Se había iniciado como actor, en 1941, en La Máscara, en un “mosaico teatral” que incluía cinco piezas cortas. Cuando años después fundó Nuevo Teatro, junto a la actriz y directora Alejandra Boero, defendió a rajatabla ese realismo crítico que, independientemente de la forma, género o estilo –como le gustaba aclarar– mantuvo en sus últimos trabajos. En los libros que publicó dando cuenta de sus experiencias (El teatro que hicimos y Tratado de dirección escénica y técnica actoral), recordó anécdotas vinculadas a algunos cambios sociales. Equiparando al público de Nuevo Teatro con el que en los años 50 y 60 asistía a los teatros independientes, por ejemplo, lamentaba no contar ya en la platea con la clase social que lo había acompañado entre 1941 y 1943: “Aquel (público) estaba formado por la clase obrera ilustrada y esta clase había desaparecido con el advenimiento del peronismo”. Ese nuevo espectador pertenecía a la pequeña burguesía culta que –opinaba– no era el objetivo de su teatro: “En cada estreno esperaba la asistencia de algún amigo del barrio o del trabajo, no cultos, para pedirles su parecer sobre el espectáculo que habían visto.
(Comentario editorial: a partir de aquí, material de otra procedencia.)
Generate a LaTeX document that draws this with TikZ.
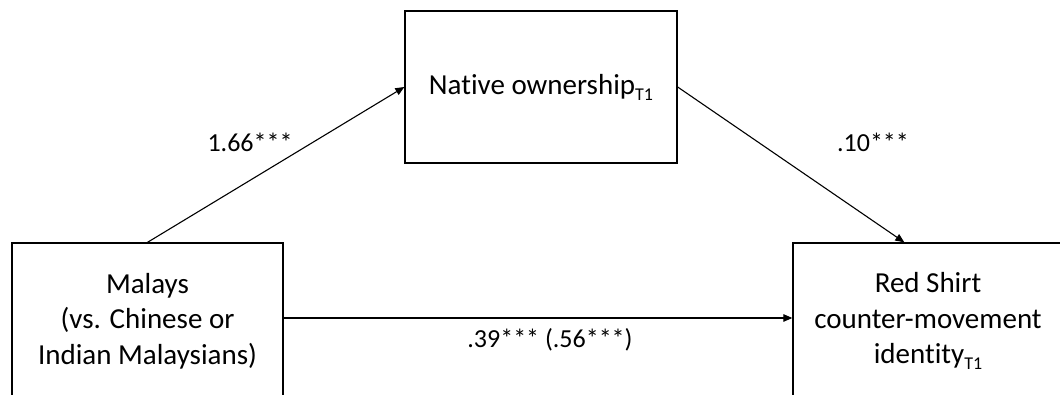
\documentclass[tikz,border=0pt]{standalone}
\usepackage{fontspec}
\setmainfont{Carlito}[Ligatures={NoCommon}]
\usetikzlibrary{arrows.meta}
\newcommand{\subTone}{\raisebox{-6pt}{\fontsize{18}{18}\selectfont T1}}
\begin{document}
\begin{tikzpicture}[x=1pt,y=1pt,
  box/.style={draw, line width=1.3pt, align=center, inner sep=0pt, font=\fontsize{29}{35.7}\selectfont},
  lbl/.style={anchor=base, inner sep=0pt, font=\fontsize{26}{30}\selectfont},
  arr/.style={line width=1.1pt, -{Triangle[length=9pt,width=7.5pt]}}]
\useasboundingbox (0,0) rectangle (1060,395);
\clip (0,0) rectangle (1060,395);
\fill[white] (0,0) rectangle (1060,395);
\node[box, minimum width=272pt, minimum height=152pt] (top) at (541,308) {Native ownership\subTone};
\node[box, minimum width=271pt, minimum height=156pt] (lb) at (147.5,74) {Malays\\(vs. Chinese or\\Indian Malaysians)};
\node[box, minimum width=270pt, minimum height=156pt] (rb) at (928,74) {Red Shirt\\counter-movement\\identity\subTone};
\draw[arr] (lb.north) -- (top.west);
\draw[arr] (top.east) -- ([xshift=112pt]rb.north west);
\draw[arr] ([yshift=3pt]lb.east) -- ([yshift=3pt]rb.west);
\node[lbl] (l1) at (250,243) {1.66***};
\node[lbl] (l2) at (873,243) {.10***};
\node[lbl] (l3) at (550,47) {.39*** (.56***)};
\end{tikzpicture}
\end{document}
Eso era más importante para mí que el juicio de personas cultas o la opinión de los críticos”, sostenía. Quizá por eso lidió a menudo con los “criticuchos intelectualeros”, pero se sintió cómodo con los que según él eran “obreros del periodismo”.
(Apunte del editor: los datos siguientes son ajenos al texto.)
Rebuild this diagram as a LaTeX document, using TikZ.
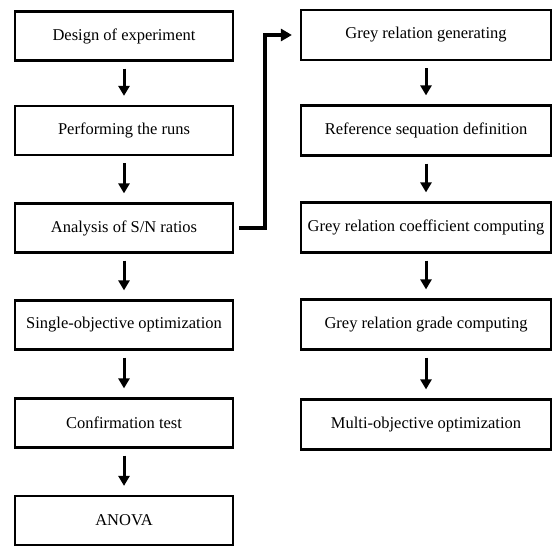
\documentclass[tikz,border=0pt]{standalone}
\usepackage{fontspec}
\setmainfont{Liberation Serif}
\usetikzlibrary{arrows.meta}
\begin{document}
\begin{tikzpicture}[x=1pt,y=-1pt,
  lbox/.style={draw,line width=2.2pt,minimum width=218pt,minimum height=49pt,inner sep=0pt,font=\fontsize{16.5pt}{19pt}\selectfont},
  rbox/.style={draw,line width=2.2pt,minimum width=250pt,minimum height=50pt,inner sep=0pt,font=\fontsize{16.5pt}{19pt}\selectfont},
  flow/.style={line width=3pt,-{Triangle[width=11pt,length=10pt]}},
  link/.style={line width=3.5pt,-{Triangle[width=12pt,length=11pt]}}]
\useasboundingbox (0,0) rectangle (554,547);
\node[lbox] (l1) at (124,36) {Design of experiment};
\node[lbox] (l2) at (124,130.5) {Performing the runs};
\node[lbox] (l3) at (124,228) {Analysis of S/N ratios};
\node[lbox] (l4) at (124,325) {Single-objective optimization};
\node[lbox] (l5) at (124,423) {Confirmation test};
\node[lbox] (l6) at (124,520.5) {ANOVA};
\node[rbox] (r1) at (426,35) {Grey relation generating};
\node[rbox] (r2) at (426,130.5) {Reference sequation definition};
\node[rbox] (r3) at (426,227.5) {Grey relation coefficient computing};
\node[rbox] (r4) at (426,324.5) {Grey relation grade computing};
\node[rbox] (r5) at (426,424.5) {Multi-objective optimization};
\foreach \a/\b in {l1/l2,l2/l3,l3/l4,l4/l5,l5/l6,r1/r2,r2/r3,r3/r4,r4/r5}{
  \draw[flow] ([yshift=-7pt]\a.south) -- ([yshift=9pt]\b.north);
}
\draw[link] ([xshift=5pt]l3.east) -| (265,35) -- ([xshift=-8pt]r1.west);
\end{tikzpicture}
\end{document}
Admiraba como pocos al dramaturgo rioplatense Florencio Sánchez, el creador de M’hijo el dotor y Barranca abajo. Compartió ese fervor con un amigo suyo, el montevideano Wilfredo Jiménez, de quien llevó a escena su obra Pasión de Florencio Sánchez, por primera vez en Nuevo Teatro, y en la década del 90 en versión para tres actores, en El Teatron. Defensor a ultranza del realismo y de la “vocación festisatírica” que redescubría siempre en Agustín Cuzzani (con cuya obra Lo Cortés no quita lo caliente, intentó en 1992 mostrar otra mirada sobre la conmemoración del Quinto Centenario de la Conquista de América), Asquini no olvidaba la frase que el escritor y poeta Alvaro Yunque había impreso a la entrada de La Máscara: “El teatro no es un templo, es un taller.”